**Short exercise:** Copy out the data below verbatim.
---
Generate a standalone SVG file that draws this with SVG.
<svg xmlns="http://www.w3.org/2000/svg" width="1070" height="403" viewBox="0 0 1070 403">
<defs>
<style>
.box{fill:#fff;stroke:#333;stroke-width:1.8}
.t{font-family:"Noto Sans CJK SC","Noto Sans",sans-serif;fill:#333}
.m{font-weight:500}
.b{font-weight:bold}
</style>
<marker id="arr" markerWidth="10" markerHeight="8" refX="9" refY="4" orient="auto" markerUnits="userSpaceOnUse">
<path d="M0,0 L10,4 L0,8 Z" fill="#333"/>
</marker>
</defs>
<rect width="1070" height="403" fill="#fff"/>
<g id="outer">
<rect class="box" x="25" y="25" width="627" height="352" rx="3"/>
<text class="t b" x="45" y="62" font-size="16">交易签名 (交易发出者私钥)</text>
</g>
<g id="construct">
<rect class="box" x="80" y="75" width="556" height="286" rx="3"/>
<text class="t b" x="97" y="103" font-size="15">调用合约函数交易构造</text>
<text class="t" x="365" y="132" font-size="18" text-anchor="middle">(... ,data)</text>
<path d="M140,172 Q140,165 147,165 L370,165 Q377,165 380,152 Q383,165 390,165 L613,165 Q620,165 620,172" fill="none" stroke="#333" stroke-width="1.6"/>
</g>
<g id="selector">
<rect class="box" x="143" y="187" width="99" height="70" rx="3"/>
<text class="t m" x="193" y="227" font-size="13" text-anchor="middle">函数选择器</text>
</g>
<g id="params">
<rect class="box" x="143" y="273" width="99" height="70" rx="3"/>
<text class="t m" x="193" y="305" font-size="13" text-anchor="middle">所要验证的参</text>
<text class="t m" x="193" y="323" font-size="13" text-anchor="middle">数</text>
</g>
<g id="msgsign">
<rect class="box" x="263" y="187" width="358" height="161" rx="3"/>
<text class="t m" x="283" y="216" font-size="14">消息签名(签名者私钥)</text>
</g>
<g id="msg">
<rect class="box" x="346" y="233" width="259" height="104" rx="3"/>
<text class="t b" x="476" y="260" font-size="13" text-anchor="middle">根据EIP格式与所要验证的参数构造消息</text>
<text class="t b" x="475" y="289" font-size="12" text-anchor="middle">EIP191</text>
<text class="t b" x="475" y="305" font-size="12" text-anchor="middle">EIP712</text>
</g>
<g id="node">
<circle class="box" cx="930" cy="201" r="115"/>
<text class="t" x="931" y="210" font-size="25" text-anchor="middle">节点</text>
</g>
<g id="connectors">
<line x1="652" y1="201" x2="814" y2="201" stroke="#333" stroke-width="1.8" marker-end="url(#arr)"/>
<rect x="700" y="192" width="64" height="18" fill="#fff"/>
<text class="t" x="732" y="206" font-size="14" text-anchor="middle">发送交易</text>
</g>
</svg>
---
**The completed task:**
Generate a standalone SVG file that draws this with SVG.
<svg xmlns="http://www.w3.org/2000/svg" width="1070" height="403" viewBox="0 0 1070 403">
<defs>
<style>
.box{fill:#fff;stroke:#333;stroke-width:1.8}
.t{font-family:"Noto Sans CJK SC","Noto Sans",sans-serif;fill:#333}
.m{font-weight:500}
.b{font-weight:bold}
</style>
<marker id="arr" markerWidth="10" markerHeight="8" refX="9" refY="4" orient="auto" markerUnits="userSpaceOnUse">
<path d="M0,0 L10,4 L0,8 Z" fill="#333"/>
</marker>
</defs>
<rect width="1070" height="403" fill="#fff"/>
<g id="outer">
<rect class="box" x="25" y="25" width="627" height="352" rx="3"/>
<text class="t b" x="45" y="62" font-size="16">交易签名 (交易发出者私钥)</text>
</g>
<g id="construct">
<rect class="box" x="80" y="75" width="556" height="286" rx="3"/>
<text class="t b" x="97" y="103" font-size="15">调用合约函数交易构造</text>
<text class="t" x="365" y="132" font-size="18" text-anchor="middle">(... ,data)</text>
<path d="M140,172 Q140,165 147,165 L370,165 Q377,165 380,152 Q383,165 390,165 L613,165 Q620,165 620,172" fill="none" stroke="#333" stroke-width="1.6"/>
</g>
<g id="selector">
<rect class="box" x="143" y="187" width="99" height="70" rx="3"/>
<text class="t m" x="193" y="227" font-size="13" text-anchor="middle">函数选择器</text>
</g>
<g id="params">
<rect class="box" x="143" y="273" width="99" height="70" rx="3"/>
<text class="t m" x="193" y="305" font-size="13" text-anchor="middle">所要验证的参</text>
<text class="t m" x="193" y="323" font-size="13" text-anchor="middle">数</text>
</g>
<g id="msgsign">
<rect class="box" x="263" y="187" width="358" height="161" rx="3"/>
<text class="t m" x="283" y="216" font-size="14">消息签名(签名者私钥)</text>
</g>
<g id="msg">
<rect class="box" x="346" y="233" width="259" height="104" rx="3"/>
<text class="t b" x="476" y="260" font-size="13" text-anchor="middle">根据EIP格式与所要验证的参数构造消息</text>
<text class="t b" x="475" y="289" font-size="12" text-anchor="middle">EIP191</text>
<text class="t b" x="475" y="305" font-size="12" text-anchor="middle">EIP712</text>
</g>
<g id="node">
<circle class="box" cx="930" cy="201" r="115"/>
<text class="t" x="931" y="210" font-size="25" text-anchor="middle">节点</text>
</g>
<g id="connectors">
<line x1="652" y1="201" x2="814" y2="201" stroke="#333" stroke-width="1.8" marker-end="url(#arr)"/>
<rect x="700" y="192" width="64" height="18" fill="#fff"/>
<text class="t" x="732" y="206" font-size="14" text-anchor="middle">发送交易</text>
</g>
</svg>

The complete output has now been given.